Task requirements => Reproduce the listing below exactly, beginning with its first line and ending with the line that holds "11.16, 11.0, 10.86, 10.8]"; pictures are not part of the copy.

Source material =>
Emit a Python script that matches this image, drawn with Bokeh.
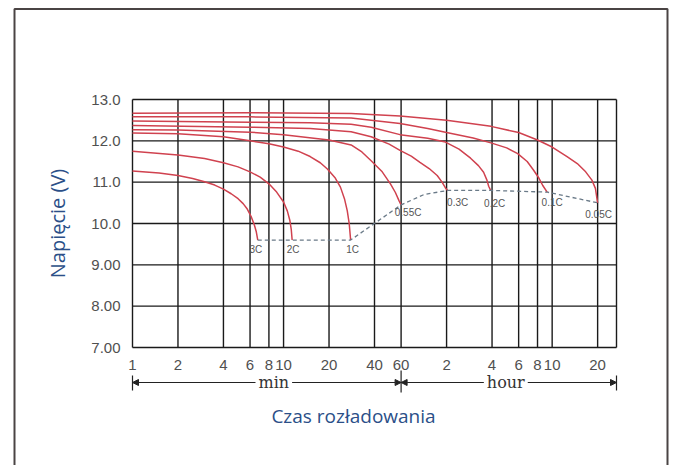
import math
from bokeh.plotting import figure
from bokeh.models import (Range1d, FixedTicker, Label, Arrow, NormalHead,
                          BoxAnnotation, LogAxis, LinearAxis)
from bokeh.core.properties import value
from bokeh.embed import file_html
from bokeh.resources import INLINE

# ---------------- data (time in minutes, voltage in V) ----------------
rates = ["3C", "2C", "1C", "0.55C", "0.3C", "0.2C", "0.1C", "0.05C"]

t_3C = [1, 1.5, 2, 2.5, 3, 3.5, 4, 4.5, 5, 5.4, 5.75, 6.1, 6.4, 6.6, 6.75]
v_3C = [11.27, 11.22, 11.16, 11.09, 11.01, 10.93, 10.83, 10.72, 10.6, 10.48,
        10.35, 10.17, 9.97, 9.8, 9.6]

t_2C = [1, 2, 3, 4, 5, 6, 7, 8, 9, 10, 10.6, 11, 11.25, 11.4]
v_2C = [11.75, 11.66, 11.57, 11.47, 11.37, 11.25, 11.12, 10.96, 10.76, 10.52,
        10.3, 10.08, 9.85, 9.6]

t_1C = [1, 2, 4, 6, 8, 10, 12.5, 15, 17.5, 19.5, 22, 23.8, 25.3, 26.4, 27.2, 27.8]
v_1C = [12.19, 12.17, 12.1, 12.0, 11.93, 11.85, 11.75, 11.62, 11.47, 11.32,
        11.1, 10.88, 10.6, 10.31, 10.0, 9.6]

t_055C = [1, 2, 6, 10, 20, 28, 33, 38, 45, 51, 55, 58, 60]
v_055C = [12.27, 12.26, 12.21, 12.15, 12.02, 11.9, 11.73, 11.52, 11.25, 10.96,
          10.75, 10.56, 10.45]

t_03C = [1, 6, 15, 28, 38, 50, 59, 70, 80, 92, 104, 112, 118, 122]
v_03C = [12.37, 12.33, 12.3, 12.22, 12.1, 11.92, 11.77, 11.63, 11.48, 11.33,
         11.16, 11.0, 10.86, 10.8]

t_02C = [1, 6, 15, 28, 38, 59, 90, 118, 145, 173, 195, 211, 222, 228, 235]
v_02C = [12.48, 12.45, 12.44, 12.4, 12.33, 12.15, 12.06, 11.97, 11.8, 11.58,
         11.4, 11.24, 11.05, 10.9, 10.8]

t_01C = [1, 6, 28, 59, 90, 120, 180, 236, 300, 355, 410, 450, 490, 520, 556]
v_01C = [12.58, 12.58, 12.55, 12.42, 12.3, 12.2, 12.07, 11.95, 11.83, 11.69,
         11.5, 11.3, 11.1, 10.92, 10.76]

t_005C = [1, 6, 28, 59, 120, 236, 360, 480, 600, 753, 880, 1000, 1100, 1160, 1200]
v_005C = [12.67, 12.68, 12.66, 12.6, 12.5, 12.35, 12.2, 12.02, 11.85, 11.62,
          11.45, 11.25, 11.05, 10.85, 10.5]

# end-of-discharge (cut-off) dashed line
cut_t = [6.75, 11.4, 27.8, 60, 85, 122, 235, 556, 1200]
cut_v = [9.6, 9.6, 9.6, 10.45, 10.7, 10.8, 10.8, 10.76, 10.5]

# axis ticks
x_ticks = [1, 2, 4, 6, 8, 10, 20, 40, 60, 120, 240, 360, 480, 600, 1200]
x_tick_labels = ["1", "2", "4", "6", "8", "10", "20", "40", "60",
                 "2", "4", "6", "8", "10", "20"]
y_ticks = [7, 8, 9, 10, 11, 12, 13]
y_tick_labels = ["7.00", "8.00", "9.00", "10.0", "11.0", "12.0", "13.0"]
x_limits = [1, 1600]

# time unit spans
span_edges = [1, 60, 1600]
span_names = ["min", "hour"]

curves_t = [t_3C, t_2C, t_1C, t_055C, t_03C, t_02C, t_01C, t_005C]
curves_v = [v_3C, v_2C, v_1C, v_055C, v_03C, v_02C, v_01C, v_005C]

# ---------------- layout / style ----------------
W, H = 672, 465
CH_L, CH_R, CH_T, CH_B = 132, 616, 99, 347       # chart box in pixels
PX_DEC = (CH_R - CH_L) / math.log10(x_limits[1] / x_limits[0])
PX_V = (CH_B - CH_T) / (y_ticks[-1] - y_ticks[0])


def t_at(px):
    return x_limits[0] * 10 ** ((px - CH_L) / PX_DEC)


def v_at(py):
    return y_ticks[-1] - (py - CH_T) / PX_V


lab_dx = [-2, 1, 2, 7, 10, 4, 5, 1]
lab_dy = [9, 9, 9, 8, 12, 13, 10, 12]
span_label_dx = [7, -3]

RED = "#d0424f"
BLUE = "#2b4f88"
GRID = "#1a1a1a"
INK = "#222222"

p = figure(width=W, height=H, x_axis_type="log",
           x_range=Range1d(t_at(0), t_at(W)), y_range=Range1d(v_at(H), v_at(0)),
           x_axis_location=None, y_axis_location=None,
           output_backend="svg", toolbar_location=None, min_border=0)
p.background_fill_color = "white"
p.border_fill_color = "white"
p.outline_line_color = None
p.xgrid.visible = False
p.ygrid.visible = False

# grid lines (bounded to the chart)
gx = x_ticks + [x_limits[1]]
p.segment(x0=gx, x1=gx, y0=[y_ticks[0]] * len(gx), y1=[y_ticks[-1]] * len(gx),
          line_color=GRID, line_width=1.4)
p.segment(x0=[x_limits[0]] * len(y_ticks), x1=[x_limits[1]] * len(y_ticks),
          y0=y_ticks, y1=y_ticks, line_color=GRID, line_width=1.4)

# axes fixed on the chart edges
xa = LogAxis(fixed_location=y_ticks[0], ticker=FixedTicker(ticks=x_ticks))
xa.major_label_overrides = {t: l for t, l in zip(x_ticks, x_tick_labels)}
ya = LinearAxis(fixed_location=x_limits[0], ticker=FixedTicker(ticks=y_ticks))
ya.major_label_overrides = {t: l for t, l in zip(y_ticks, y_tick_labels)}
for a in (xa, ya):
    a.axis_line_color = None
    a.major_tick_line_color = None
    a.minor_tick_line_color = None
    a.major_tick_in = 0
    a.major_tick_out = 0
    a.major_label_text_font = "Liberation Sans"
    a.major_label_text_font_size = "15px"
    a.major_label_text_color = "#505050"
    a.major_label_standoff = 12
p.add_layout(xa, "below")
p.add_layout(ya, "left")

# curves
for t, v in zip(curves_t, curves_v):
    p.line(t, v, line_color=RED, line_width=1.5)

# cut-off dashed line
p.line(cut_t, cut_v, line_color="#6a7a88", line_width=1.3, line_dash="4 3")

# rate labels at curve ends
end_t = [t[-1] for t in curves_t]
end_v = [v[-1] for v in curves_v]
p.text(x=end_t, y=end_v, text=rates, x_offset=lab_dx, y_offset=lab_dy,
       text_align="center", text_baseline="middle",
       text_font=value("Liberation Sans"), text_font_size="10px",
       text_color="#555555")

# min / hour span arrows below the axis
y_line = v_at(382)
for i, name in enumerate(span_names):
    a0, a1 = span_edges[i], span_edges[i + 1]
    mid = (a0 * a1) ** 0.5
    for edge in (a0, a1):
        p.add_layout(Arrow(x_start=mid, y_start=y_line, x_end=edge, y_end=y_line,
                           start=None,
                           end=NormalHead(size=6, line_color=INK, fill_color=INK),
                           line_color=INK, line_width=1))
    p.add_layout(Label(x=mid, y=y_line, x_offset=span_label_dx[i], text=name,
                       text_align="center", text_baseline="middle",
                       text_font="DejaVu Serif", text_font_size="16px",
                       text_color="#333333", background_fill_color="white",
                       padding=3))
for k, edge in enumerate(span_edges):
    top_px, bot_px = (370, 392) if k == 1 else (375, 390)
    p.add_layout(Arrow(x_start=edge, y_start=v_at(top_px), x_end=edge, y_end=v_at(bot_px),
                       start=None, end=None, line_color=INK, line_width=1.2))

# titles
p.add_layout(Label(x=t_at(353), y=v_at(415), text="Czas rozładowania",
                   text_align="center", text_baseline="middle",
                   text_font="Open Sans", text_font_size="19px", text_color=BLUE))
p.add_layout(Label(x=t_at(57), y=v_at(223), text="Napięcie (V)", angle=math.pi / 2,
                   text_align="center", text_baseline="middle",
                   text_font="Open Sans", text_font_size="20px", text_color=BLUE))

# outer frame
p.add_layout(BoxAnnotation(left=t_at(14), right=t_at(667), top=v_at(8.5),
                           bottom=v_at(600), fill_color=None, fill_alpha=0,
                           line_color="#4a4444", line_alpha=1.0, line_width=2))

open("out.html", "w").write(file_html(p, INLINE))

Full answer =>
Emit a Python script that matches this image, drawn with Bokeh.
import math
from bokeh.plotting import figure
from bokeh.models import (Range1d, FixedTicker, Label, Arrow, NormalHead,
                          BoxAnnotation, LogAxis, LinearAxis)
from bokeh.core.properties import value
from bokeh.embed import file_html
from bokeh.resources import INLINE

# ---------------- data (time in minutes, voltage in V) ----------------
rates = ["3C", "2C", "1C", "0.55C", "0.3C", "0.2C", "0.1C", "0.05C"]

t_3C = [1, 1.5, 2, 2.5, 3, 3.5, 4, 4.5, 5, 5.4, 5.75, 6.1, 6.4, 6.6, 6.75]
v_3C = [11.27, 11.22, 11.16, 11.09, 11.01, 10.93, 10.83, 10.72, 10.6, 10.48,
        10.35, 10.17, 9.97, 9.8, 9.6]

t_2C = [1, 2, 3, 4, 5, 6, 7, 8, 9, 10, 10.6, 11, 11.25, 11.4]
v_2C = [11.75, 11.66, 11.57, 11.47, 11.37, 11.25, 11.12, 10.96, 10.76, 10.52,
        10.3, 10.08, 9.85, 9.6]

t_1C = [1, 2, 4, 6, 8, 10, 12.5, 15, 17.5, 19.5, 22, 23.8, 25.3, 26.4, 27.2, 27.8]
v_1C = [12.19, 12.17, 12.1, 12.0, 11.93, 11.85, 11.75, 11.62, 11.47, 11.32,
        11.1, 10.88, 10.6, 10.31, 10.0, 9.6]

t_055C = [1, 2, 6, 10, 20, 28, 33, 38, 45, 51, 55, 58, 60]
v_055C = [12.27, 12.26, 12.21, 12.15, 12.02, 11.9, 11.73, 11.52, 11.25, 10.96,
          10.75, 10.56, 10.45]

t_03C = [1, 6, 15, 28, 38, 50, 59, 70, 80, 92, 104, 112, 118, 122]
v_03C = [12.37, 12.33, 12.3, 12.22, 12.1, 11.92, 11.77, 11.63, 11.48, 11.33,
         11.16, 11.0, 10.86, 10.8]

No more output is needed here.